In The Ninth World

9611250816_29be2c343c_nI have put off reading Numenera for too long. And, now I regret not getting around to it sooner.

Monte Cook certainly has come up with a simple sell in the Cypher system. The whole thing boils down to: player decides what they want to do, GM selects a difficulty, player rolls dice and cites benefits, and the GM declares the outcome.

Similar to The One Ring‘s fairly standard middle of the range difficulty of 14, a lot of basic rolls in Numenera fall into more or less the same difficulty I think. Probably a 3 or 4. Multiply the difficulty number by 3 to get the target to roll against. Then roll a d20.

The other 400 pages provide fluff.

Nah, I’m only kidding.

You get a pile of information on setting, a bestiary of beasties, a section on technology (the titular numenera), four adventures, and a bunch of GM advice. The character creation section is very modular – creating a character very quickly indeed and not bothering too much with lists of skills, weapons or fiddly stuff. Yes, you have lists of abilities and proficiencies, but they’re a menu style set of options that you can mix and match – and I’ve seen some damned decent fan-created additions.
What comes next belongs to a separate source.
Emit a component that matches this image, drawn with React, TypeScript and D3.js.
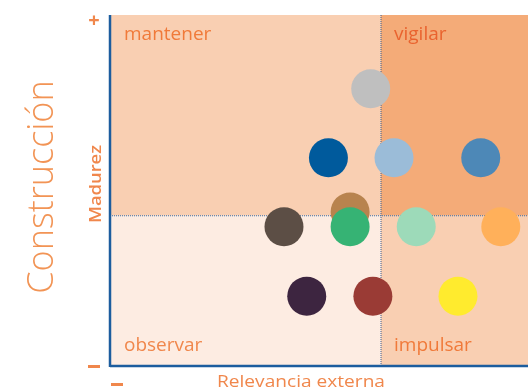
import React from "react";
import * as d3 from "d3";

const quadrantLabels = ["mantener", "vigilar", "observar", "impulsar"];
const pointNames = [
  "gris", "azul oscuro", "azul claro", "azul medio", "marrón", "gris pardo",
  "verde", "menta", "naranja", "morado", "granate", "amarillo",
];
const relevancia = [4.81, 4.03, 5.24, 6.84, 4.43, 3.21, 4.43, 5.65, 7.21, 3.63, 4.85, 6.42];
const madurez = [7.9, 5.93, 5.93, 5.93, 4.39, 3.97, 3.97, 3.97, 3.97, 1.99, 1.99, 1.99];
const pointColors = [
  "#BFBFBF", "#005A9C", "#9BBCD8", "#4D88B7", "#B8834E", "#5C4E45",
  "#36B374", "#9DDAB9", "#FFB05A", "#3D2540", "#9A3B35", "#FFEB2E",
];
const xMid = 5;
const yMid = 4.28;

const W = 528;
const H = 391;

export default function App() {
  const x = d3.scaleLinear().domain([0, 10]).range([110, 652]);
  const y = d3.scaleLinear().domain([0, 10]).range([366, 15]);
  const x0 = x(0), x1 = W, y0 = y(10), y1 = y(0);
  const xm = x(xMid), ym = y(yMid);
  const orange = "#F0874C";
  const axisBlue = "#1C5D9E";
  const font = "'Open Sans', sans-serif";
  return (
    <svg width={W} height={H} style={{ position: "fixed", left: 0, top: 0, display: "block" }}>
      <rect x={x0} y={y0} width={xm - x0} height={ym - y0} fill="#F9CFB2" />
      <rect x={xm} y={y0} width={x1 - xm} height={ym - y0} fill="#F4AB78" />
      <rect x={x0} y={ym} width={xm - x0} height={y1 - ym} fill="#FDECE2" />
      <rect x={xm} y={ym} width={x1 - xm} height={y1 - ym} fill="#F9CFB2" />
      <line x1={xm} x2={xm} y1={y0} y2={y1} stroke="#3C5F8E" strokeWidth={1} strokeDasharray="1,1" />
      <line x1={x0} x2={x1} y1={ym} y2={ym} stroke="#3C6FA8" strokeWidth={1.2} strokeDasharray="1,1" />
      <text x={124} y={40} fill="#F07A3A" fontSize={19} fontFamily={font}>{quadrantLabels[0]}</text>
      <text x={394} y={40} fill="#E9632F" fontSize={19} fontFamily={font}>{quadrantLabels[1]}</text>
      <text x={124} y={351} fill="#F0874C" fontSize={19} fontFamily={font}>{quadrantLabels[2]}</text>
      <text x={394} y={351} fill="#F07A3A" fontSize={19} fontFamily={font}>{quadrantLabels[3]}</text>
      {relevancia.map((v, i) => (
        <circle key={pointNames[i]} cx={x(v)} cy={y(madurez[i])} r={19.5} fill={pointColors[i]} />
      ))}
      <line x1={x0} x2={x0} y1={y0} y2={y1 + 1} stroke={axisBlue} strokeWidth={2.5} />
      <line x1={x0} x2={x1} y1={y1} y2={y1} stroke={axisBlue} strokeWidth={2.5} />
      <text x={94} y={27} fill={orange} fontSize={20} fontWeight="bold" textAnchor="middle" fontFamily={font}>+</text>
      <rect x={88} y={365} width={12} height={3} fill={orange} />
      <rect x={111} y={383} width={12} height={3} fill={orange} />
      <text x={217} y={387} fill={orange} fontSize={16.5} textLength={168} lengthAdjust="spacingAndGlyphs" fontFamily={font}>Relevancia externa</text>
      <text transform={`translate(101,223) rotate(-90)`} fill={orange} fontSize={16} fontWeight="600" textLength={78} lengthAdjust="spacingAndGlyphs" fontFamily={font}>Madurez</text>
      <text transform={`translate(53,187) rotate(-90)`} fill="#F29455" fontSize={36} fontWeight="300" textAnchor="middle" fontFamily={font}>Construcción</text>
    </svg>
  );
}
I can see myself getting to grips with this system and running a few adventures. I haven’t read the setting section yet, so I’m not sure where I’d dump the characters if I started something. I opted to bounce around, reading the crunch before wading through the tech and bestiary, then leaving the setting until last. You get plenty of referencing the Ninth World throughout, and the GM section goes to some length in discussion about how to run the game with sufficient weirdness. Thought I could get a grasp without knowing which settlements sit where.
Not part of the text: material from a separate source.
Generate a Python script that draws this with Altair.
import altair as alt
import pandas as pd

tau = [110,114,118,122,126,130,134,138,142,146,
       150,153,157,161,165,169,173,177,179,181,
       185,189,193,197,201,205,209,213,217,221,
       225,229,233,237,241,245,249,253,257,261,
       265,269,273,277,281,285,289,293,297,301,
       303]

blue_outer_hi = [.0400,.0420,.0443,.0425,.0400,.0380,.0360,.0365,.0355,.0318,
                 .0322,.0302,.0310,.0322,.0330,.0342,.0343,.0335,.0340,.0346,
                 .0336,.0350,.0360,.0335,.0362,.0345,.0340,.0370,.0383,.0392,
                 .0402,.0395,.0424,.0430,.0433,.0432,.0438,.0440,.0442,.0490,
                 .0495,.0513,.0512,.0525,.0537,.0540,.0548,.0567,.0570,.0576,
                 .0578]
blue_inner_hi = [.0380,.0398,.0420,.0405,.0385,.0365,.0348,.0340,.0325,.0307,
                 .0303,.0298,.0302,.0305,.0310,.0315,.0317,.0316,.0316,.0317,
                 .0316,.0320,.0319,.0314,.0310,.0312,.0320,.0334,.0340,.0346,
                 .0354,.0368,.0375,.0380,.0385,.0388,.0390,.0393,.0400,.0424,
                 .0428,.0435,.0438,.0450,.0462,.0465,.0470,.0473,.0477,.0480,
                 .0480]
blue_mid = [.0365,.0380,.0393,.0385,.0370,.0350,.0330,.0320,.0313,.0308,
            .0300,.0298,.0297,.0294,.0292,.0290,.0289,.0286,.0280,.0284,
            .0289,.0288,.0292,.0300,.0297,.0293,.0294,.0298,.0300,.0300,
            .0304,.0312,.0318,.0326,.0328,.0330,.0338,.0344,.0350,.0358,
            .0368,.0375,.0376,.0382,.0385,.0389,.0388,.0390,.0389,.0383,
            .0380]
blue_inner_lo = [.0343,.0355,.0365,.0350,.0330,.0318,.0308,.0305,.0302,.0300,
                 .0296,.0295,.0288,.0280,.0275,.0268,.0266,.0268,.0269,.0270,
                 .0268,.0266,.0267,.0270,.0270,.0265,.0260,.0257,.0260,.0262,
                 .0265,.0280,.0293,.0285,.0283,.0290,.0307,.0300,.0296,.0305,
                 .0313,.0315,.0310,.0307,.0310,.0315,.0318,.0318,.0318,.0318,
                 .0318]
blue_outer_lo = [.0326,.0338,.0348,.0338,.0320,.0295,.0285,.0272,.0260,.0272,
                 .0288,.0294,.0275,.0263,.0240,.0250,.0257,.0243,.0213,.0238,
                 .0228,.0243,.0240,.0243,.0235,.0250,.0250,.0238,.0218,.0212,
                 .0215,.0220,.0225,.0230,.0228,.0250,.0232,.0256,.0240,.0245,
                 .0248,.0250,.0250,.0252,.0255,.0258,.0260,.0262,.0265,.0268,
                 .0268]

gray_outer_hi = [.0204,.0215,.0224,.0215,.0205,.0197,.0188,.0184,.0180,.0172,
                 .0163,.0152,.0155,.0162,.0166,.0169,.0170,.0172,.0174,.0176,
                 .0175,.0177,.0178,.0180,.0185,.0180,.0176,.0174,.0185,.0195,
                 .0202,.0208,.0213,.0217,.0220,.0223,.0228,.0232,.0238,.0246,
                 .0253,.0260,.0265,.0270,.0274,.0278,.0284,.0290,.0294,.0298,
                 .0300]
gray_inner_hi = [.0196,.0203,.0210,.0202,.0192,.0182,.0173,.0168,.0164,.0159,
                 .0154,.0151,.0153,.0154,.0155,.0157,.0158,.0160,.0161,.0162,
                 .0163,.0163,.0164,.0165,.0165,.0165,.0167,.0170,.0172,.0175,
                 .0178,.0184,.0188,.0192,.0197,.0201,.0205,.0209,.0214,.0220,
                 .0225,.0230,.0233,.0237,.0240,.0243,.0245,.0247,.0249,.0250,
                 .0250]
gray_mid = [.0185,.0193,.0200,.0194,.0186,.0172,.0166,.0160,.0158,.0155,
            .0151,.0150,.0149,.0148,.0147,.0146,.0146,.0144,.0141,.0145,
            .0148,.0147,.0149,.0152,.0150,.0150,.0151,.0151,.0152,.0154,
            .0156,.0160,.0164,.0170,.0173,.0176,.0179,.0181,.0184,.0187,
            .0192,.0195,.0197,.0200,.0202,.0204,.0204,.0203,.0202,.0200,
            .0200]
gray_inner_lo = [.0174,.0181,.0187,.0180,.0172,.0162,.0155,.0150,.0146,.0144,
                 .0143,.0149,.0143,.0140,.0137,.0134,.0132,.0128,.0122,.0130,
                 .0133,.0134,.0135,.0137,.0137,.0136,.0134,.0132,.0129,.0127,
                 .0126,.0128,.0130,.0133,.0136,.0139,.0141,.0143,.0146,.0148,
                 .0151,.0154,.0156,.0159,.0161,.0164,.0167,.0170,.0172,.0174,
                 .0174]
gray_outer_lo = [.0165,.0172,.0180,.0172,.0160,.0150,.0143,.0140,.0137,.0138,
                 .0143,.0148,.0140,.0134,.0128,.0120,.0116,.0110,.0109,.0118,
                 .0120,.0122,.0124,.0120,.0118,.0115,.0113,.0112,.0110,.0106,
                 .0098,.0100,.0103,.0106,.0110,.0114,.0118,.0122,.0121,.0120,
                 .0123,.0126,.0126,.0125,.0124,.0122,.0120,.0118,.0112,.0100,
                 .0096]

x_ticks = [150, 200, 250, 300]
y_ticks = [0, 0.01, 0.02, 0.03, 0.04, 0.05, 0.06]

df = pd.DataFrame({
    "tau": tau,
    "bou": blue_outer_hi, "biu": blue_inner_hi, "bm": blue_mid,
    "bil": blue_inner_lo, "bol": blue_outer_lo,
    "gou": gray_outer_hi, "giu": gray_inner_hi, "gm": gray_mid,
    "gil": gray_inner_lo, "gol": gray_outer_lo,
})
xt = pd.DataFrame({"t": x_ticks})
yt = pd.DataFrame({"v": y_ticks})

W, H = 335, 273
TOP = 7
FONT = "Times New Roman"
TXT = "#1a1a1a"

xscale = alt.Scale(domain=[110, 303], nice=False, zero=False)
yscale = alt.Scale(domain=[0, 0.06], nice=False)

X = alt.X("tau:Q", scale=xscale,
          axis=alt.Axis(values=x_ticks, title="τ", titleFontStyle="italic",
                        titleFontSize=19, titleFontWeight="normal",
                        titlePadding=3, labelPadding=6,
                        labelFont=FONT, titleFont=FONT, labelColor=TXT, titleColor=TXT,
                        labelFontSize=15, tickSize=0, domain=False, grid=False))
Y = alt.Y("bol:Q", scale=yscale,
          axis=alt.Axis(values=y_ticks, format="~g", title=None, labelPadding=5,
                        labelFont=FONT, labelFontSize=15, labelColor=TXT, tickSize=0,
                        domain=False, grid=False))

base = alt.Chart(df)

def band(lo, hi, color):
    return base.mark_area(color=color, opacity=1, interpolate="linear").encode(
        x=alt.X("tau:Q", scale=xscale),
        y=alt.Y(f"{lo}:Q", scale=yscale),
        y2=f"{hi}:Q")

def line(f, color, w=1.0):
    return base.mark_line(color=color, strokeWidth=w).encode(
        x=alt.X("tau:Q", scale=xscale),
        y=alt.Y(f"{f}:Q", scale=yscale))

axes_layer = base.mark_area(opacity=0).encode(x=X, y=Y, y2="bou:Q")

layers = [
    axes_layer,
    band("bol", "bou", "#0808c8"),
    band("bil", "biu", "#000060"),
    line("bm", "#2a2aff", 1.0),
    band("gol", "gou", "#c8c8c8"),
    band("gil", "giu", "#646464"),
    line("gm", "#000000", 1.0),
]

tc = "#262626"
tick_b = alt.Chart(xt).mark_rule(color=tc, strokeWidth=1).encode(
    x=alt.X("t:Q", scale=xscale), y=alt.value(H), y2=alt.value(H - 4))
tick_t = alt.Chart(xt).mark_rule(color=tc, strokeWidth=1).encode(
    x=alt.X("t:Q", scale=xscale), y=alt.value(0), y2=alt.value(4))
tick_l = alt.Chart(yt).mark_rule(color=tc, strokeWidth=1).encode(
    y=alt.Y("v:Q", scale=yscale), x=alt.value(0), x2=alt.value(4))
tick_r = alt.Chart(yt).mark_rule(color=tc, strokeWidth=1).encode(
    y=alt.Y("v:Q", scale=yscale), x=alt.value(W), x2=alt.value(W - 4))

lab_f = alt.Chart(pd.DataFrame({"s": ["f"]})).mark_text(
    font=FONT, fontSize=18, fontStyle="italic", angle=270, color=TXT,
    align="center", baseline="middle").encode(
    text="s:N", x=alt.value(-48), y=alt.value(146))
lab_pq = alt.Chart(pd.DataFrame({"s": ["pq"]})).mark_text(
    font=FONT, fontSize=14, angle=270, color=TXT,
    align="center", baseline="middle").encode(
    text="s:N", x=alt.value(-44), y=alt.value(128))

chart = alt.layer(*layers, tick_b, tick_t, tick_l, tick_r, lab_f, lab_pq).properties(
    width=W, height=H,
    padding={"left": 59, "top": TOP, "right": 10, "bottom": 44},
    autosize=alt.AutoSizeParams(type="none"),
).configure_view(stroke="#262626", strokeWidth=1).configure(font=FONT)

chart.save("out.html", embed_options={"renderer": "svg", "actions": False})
I get the feeling that once I started running the game I’d set the rulebook aside so as not to reference it. I imagine it would be a distraction. In reading the rules, I got a sense that intuitive gaming was the way to go. Maybe a reference sheet or two, but nothing else. I’m a little confused by a review I read on RPGNow –

Not as rule driven as DnD or Pathfinder but definitely in the same category.

I’m not sure he and I read the same rulebook. Numenera might be a thick book like Pathfinder, but it isn’t anywhere near as complex crunch wise. I’ve covered the crunch pretty much, above. You can tweak the difficulty down with skills, assets and good conditions, or suffer a penalty because of poor conditions or adversary advantage, but that’s about it. The other 400 pages probably could be fluff… they aren’t, but you get the core system in a scant number of pages. What Monte does in the rest of the space gets you drawn into the Ninth World and what it has to offer.

Having gone through the rules, I’ll now skim through The Ninth World Bestiary and maybe even read through The Devil’s Spine again. I’d didn’t much like it the first time, but I hadn’t read the rules at that point. I’m not convinced knowing the system will help, but perhaps I’ll have a clearer idea about what I might tweak to set it right.